Nor will I return to my room to find that my roommate and friends have covered my wall with notecards and my desk with colored pumpkins, as I did freshman year. The pumpkins are long gone, of course, but the notecards have gone on the wall of every dorm and apartment I have lived in since then, including this one. I am immensely glad to have them now. Thank you, Kristin, and Corry, for love that I can hang on my walls no matter where I go.

I never really contemplated this possibility, when I decided to leave the country for a year – that my grandmother might not be there when I got back. Given the number of doctors she’s had for the last few years, I probably should have. There’s a reason I don’t throw away her cards – haven’t for the last few years, in fact. But it never really occurred to me that our hug a few days before I left was the last I’d ever give her.
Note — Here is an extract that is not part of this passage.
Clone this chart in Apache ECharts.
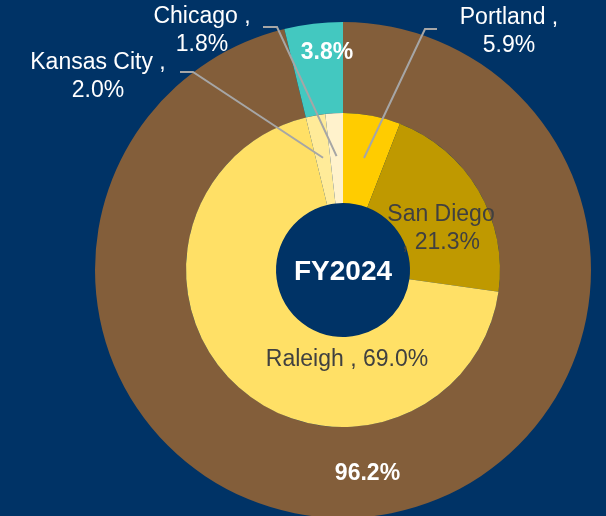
<!DOCTYPE html>
<html>
<head>
<meta charset="utf-8">
<script src="https://cdn.jsdelivr.net/npm/echarts@6/dist/echarts.min.js"></script>
<style>
  html, body { margin: 0; padding: 0; background: #003366; }
  #chart { width: 606px; height: 516px; }
</style>
</head>
<body>
<div id="chart"></div>
<script>
// inner pie: share by city
const cities = ['Portland', 'San Diego', 'Raleigh', 'Kansas City', 'Chicago']
const cityShare = [5.9, 21.3, 69.0, 2.0, 1.8]
const cityColors = ['#FFCC00', '#BF9900', '#FFE066', '#FFEB99', '#FFF2CC']

// outer ring
const ringNames = ['Share', 'Other']
const ringShare = [96.2, 3.8]
const ringColors = ['#835E3A', '#43C8C0']

const yearLabel = 'FY2024'

const cx = 343
const cy = 270
const font = '"Liberation Sans", Arial, sans-serif'

// where the city labels sit (Excel-ish manual placement)
const labelSpots = {
  'Portland': { x: 509, y: 32, bend: [425, 29], tip: [437, 29] },
  'Kansas City': { x: 98, y: 77, bend: [193, 72], tip: [180, 72] },
  'Chicago': { x: 202, y: 31, bend: [277, 27], tip: [263, 27] },
  'San Diego': { x: 441, y: 229 },
  'Raleigh': { x: 347, y: 360 }
}

const total = cityShare.reduce((a, b) => a + b, 0)
function sliceStart(i, r) {
  let before = 0
  for (let k = 0; k < i; k++) before += cityShare[k]
  const mid = (before + cityShare[i] / 2) / total * Math.PI * 2
  return [cx + r * Math.sin(mid), cy - r * Math.cos(mid)]
}

function cityText(name, v) {
  const pct = v.toFixed(1) + '%'
  if (name === 'San Diego') return name + '\n, ' + pct
  if (name === 'Raleigh') return name + ' , ' + pct
  return name + ' ,\n' + pct
}

const cityData = cities.map((name, i) => {
  const inside = name === 'San Diego' || name === 'Raleigh'
  return {
    name: name,
    value: cityShare[i],
    itemStyle: { color: cityColors[i] },
    label: {
      position: inside ? 'inside' : 'outside',
      color: inside ? '#404040' : '#FFFFFF',
      formatter: cityText(name, cityShare[i])
    }
  }
})

const ringData = ringNames.map((name, i) => ({
  name: name,
  value: ringShare[i],
  itemStyle: { color: ringColors[i] }
}))

// leader lines drawn on top of both rings
const leaderLines = cities
  .map((name, i) => ({ name, i, s: labelSpots[name] }))
  .filter(d => d.s.bend)
  .map(d => ({
    type: 'polyline',
    z: 100,
    silent: true,
    shape: { points: [sliceStart(d.i, 114), d.s.bend, d.s.tip] },
    style: { stroke: '#A6A6A6', lineWidth: 2, fill: null }
  }))

const chart = echarts.init(document.getElementById('chart'))
chart.setOption({
  backgroundColor: '#003366',
  animation: false,
  graphic: leaderLines,
  series: [
    {
      type: 'pie',
      center: [cx, cy],
      radius: [157, 248],
      startAngle: 90,
      silent: true,
      data: ringData,
      label: {
        position: 'inside',
        color: '#FFFFFF',
        fontFamily: font,
        fontSize: 23,
        fontWeight: 'bold',
        formatter: p => p.value.toFixed(1) + '%'
      },
      labelLine: { show: false },
      labelLayout: function (p) {
        if (p.dataIndex === 1) {
          return { x: 327, y: 53, align: 'center', verticalAlign: 'middle' }
        }
      }
    },
    {
      type: 'pie',
      z: 3,
      center: [cx, cy],
      radius: [67, 157],
      startAngle: 90,
      silent: true,
      avoidLabelOverlap: false,
      data: cityData,
      label: {
        fontFamily: font,
        fontSize: 23,
        lineHeight: 28,
        align: 'center'
      },
      labelLine: { show: false },
      labelLayout: function (p) {
        const s = labelSpots[cities[p.dataIndex]]
        return { x: s.x, y: s.y, align: 'center', verticalAlign: 'middle' }
      }
    },
    {
      type: 'pie',
      z: 1,
      center: [cx, cy],
      radius: [0, 67],
      silent: true,
      data: [{ name: yearLabel, value: 1, itemStyle: { color: '#003366' } }],
      label: {
        position: 'center',
        color: '#FFFFFF',
        fontFamily: font,
        fontSize: 28,
        fontWeight: 'bold',
        formatter: '{b}',
        offset: [0, 2]
      },
      labelLine: { show: false }
    }
  ]
})
</script>
</body>
</html>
I don’t even fully remember where we were, either, whether we went back to Granny’s after dinner that night or just said goodbye in the parking lot. But if it’s the latter, it’s still a fitting place for a last goodbye. My last memory of my grandfather is at Riggio’s, too; he was hitting on the waitress, much to the amusement of everyone (including Granny). After four years apart, they’ve been reunited.

During my junior year of college, I contemplated doing a writing project on my grandmother’s life. I had realized that I knew next to nothing about it. I don’t know any stories about her childhood, or even most of her adult life. The patitsa we’ve had at a couple of family gatherings and the accent my aunts and uncles adopt when imitating Granny’s mother are the only traces left of her Slovenian ancestry. In the end, I decided against that project, consolidating my work so that I could use the same book for projects in three different classes at once. I Put aside my questions about my grandmother’s life, figuring that I would ask them later.

But I never did, and I guess now I never will.